Besides clearly not reading the article, which stated that Rafizi “had told Malaysiakini”, these claims of fake news as “anything we do not agree with” has caught on pretty fast with an online demographic eager to believe that a Harapan government needs all the breaks it can get.
The lesson is that Rafizi makes a provocative statement.
An objective press should be interested in discovering the facts behind that statement. Did he really make that statement? Why did he make that statement? What is the agenda of the political operatives who disagree with Rafizi's statement? Do the facts back up their counter claims?
It is not the job of the press to make Harapan look competent to reassure a public hungry for change. That's the job of propagandists who work in state-controlled media.
Here’s the thing though, politicians use the press. The press use politicians. Information is always tainted.
That is a fact. There is no “truth”. The press does not deal in truth.

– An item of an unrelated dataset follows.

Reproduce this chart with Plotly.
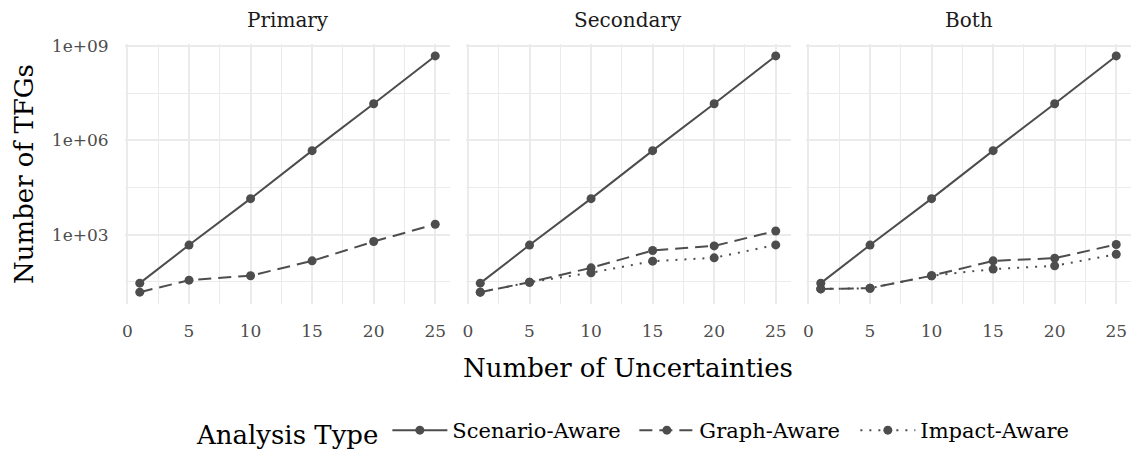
import plotly.graph_objects as go
from plotly.subplots import make_subplots

# Number of uncertainties on the x axis
uncertainties = [1, 5, 10, 15, 20, 25]

# Number of TFGs per analysis type and facet
scenario_aware = [29, 470, 14000, 470000, 1.45e7, 4.8e8]

primary_graph = [15, 36, 50, 148, 610, 2150]

secondary_graph = [15, 31, 89, 316, 443, 1320]
secondary_impact = [15, 31, 62, 145, 185, 475]

both_graph = [19, 20, 50, 148, 180, 490]
both_impact = [19, 20, 50, 81, 103, 240]

facets = ["Primary", "Secondary", "Both"]
analysis_types = ["Scenario-Aware", "Graph-Aware", "Impact-Aware"]
y_tick_vals = [1e3, 1e6, 1e9]
y_tick_text = ["1e+03", "1e+06", "1e+09"]
x_tick_vals = [0, 5, 10, 15, 20, 25]

panel_series = [
    {"Scenario-Aware": scenario_aware, "Graph-Aware": primary_graph},
    {"Scenario-Aware": scenario_aware, "Graph-Aware": secondary_graph,
     "Impact-Aware": secondary_impact},
    {"Scenario-Aware": scenario_aware, "Graph-Aware": both_graph,
     "Impact-Aware": both_impact},
]

line_dash = {"Scenario-Aware": "solid", "Graph-Aware": "13px,7px",
             "Impact-Aware": "2px,7px"}
# horizontal room given to each legend entry's label
entry_width = {"Scenario-Aware": 177, "Graph-Aware": 151, "Impact-Aware": 155}

INK = "#4d4d4d"
GRID = "#ebebeb"
FONT = "DejaVu Serif"

W, H = 1132, 474
L, R, T, B = 125, 1, 44, 170
plot_w = W - L - R
plot_h = H - T - B
gap = 15.5
panel_w = (plot_w - 2 * gap) / 3

fig = make_subplots(rows=1, cols=3, shared_yaxes=True,
                    horizontal_spacing=gap / plot_w)

shown = set()
for col, series in enumerate(panel_series, start=1):
    for name in analysis_types:
        if name not in series:
            continue
        fig.add_trace(
            go.Scatter(
                x=uncertainties, y=series[name], name=name,
                mode="lines+markers",
                line=dict(color=INK, width=2, dash=line_dash[name]),
                marker=dict(color=INK, size=9),
                legendgroup=name,
                legendwidth=entry_width[name],
                showlegend=name not in shown,
            ),
            row=1, col=col,
        )
        shown.add(name)

for col in range(1, 4):
    fig.update_xaxes(
        range=[-0.2, 26.2], tickvals=x_tick_vals,
        showgrid=True, gridcolor=GRID, gridwidth=2,
        minor=dict(tickvals=[2.5, 7.5, 12.5, 17.5, 22.5], showgrid=True,
                   gridcolor=GRID, gridwidth=1),
        zeroline=False, showline=False,
        ticks="outside", ticklen=12, tickcolor="rgba(0,0,0,0)",
        tickfont=dict(family=FONT, size=17, color=INK),
        row=1, col=col,
    )
    fig.update_yaxes(
        type="log", range=[0.80, 9.06],
        tickvals=y_tick_vals, ticktext=y_tick_text,
        showgrid=True, gridcolor=GRID, gridwidth=2,
        minor=dict(tickvals=[10 ** 1.5, 10 ** 4.5, 10 ** 7.5], showgrid=True,
                   gridcolor=GRID, gridwidth=1),
        zeroline=False, showline=False,
        ticks="outside", ticklen=12, tickcolor="rgba(0,0,0,0)",
        tickfont=dict(family=FONT, size=17, color=INK),
        row=1, col=col,
    )

annotations = []
for i, name in enumerate(facets):
    cx = (i * (panel_w + gap) + panel_w / 2) / plot_w
    annotations.append(dict(
        text=name, x=cx, y=1, xref="paper", yref="paper",
        xanchor="center", yanchor="bottom", yshift=10, showarrow=False,
        font=dict(family=FONT, size=20, color="#1a1a1a"),
    ))

annotations.append(dict(
    text="Number of Uncertainties", x=0.5, y=(T + plot_h - 368) / plot_h,
    xref="paper", yref="paper", xanchor="center", yanchor="middle",
    showarrow=False, font=dict(family=FONT, size=26, color="black"),
))
annotations.append(dict(
    text="Number of TFGs", x=(24 - L) / plot_w, y=0.5,
    xref="paper", yref="paper", xanchor="center", yanchor="middle",
    textangle=-90, showarrow=False,
    font=dict(family=FONT, size=26, color="black"),
))

fig.update_layout(
    width=W, height=H,
    margin=dict(l=L, r=R, t=T, b=B),
    plot_bgcolor="white", paper_bgcolor="white",
    annotations=annotations,
    legend=dict(
        orientation="h", x=(195 - L) / plot_w, xanchor="left",
        y=(T + plot_h - 432) / plot_h, yanchor="middle",
        title=dict(text="Analysis Type", side="left",
                   font=dict(family=FONT, size=26, color="black")),
        font=dict(family=FONT, size=21, color="black"),
        itemwidth=55,
    ),
)

fig.write_html("out.html")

Ideally, they should deal in facts but since everyone has an agenda including the press, the best we can hope for is a market place of ideas and that people are free to choose their media, especially those not controlled by the state.
The Amin Maalouf quote that opens this piece is depressing because it is most probably true. The only thing that makes it a little palatable is that if the state does not control the press, there is an opportunity that contrarian perspectives like weeds grow from the wretched earth of political and media agendas.
Some people may actually get something useful from these perspectives and reject the group-think that is partisan politics.
So again, keep your grubby little political paws off the press. Some people will continue being skeptical of any state-controlled media. Some people will attempt to find some weeds in the privately-owned mainstream and heading to ‘mainstream’ alternative press who speak truth to power.
For those of us who want this, Harapan should not make this endeavour harder than it already is.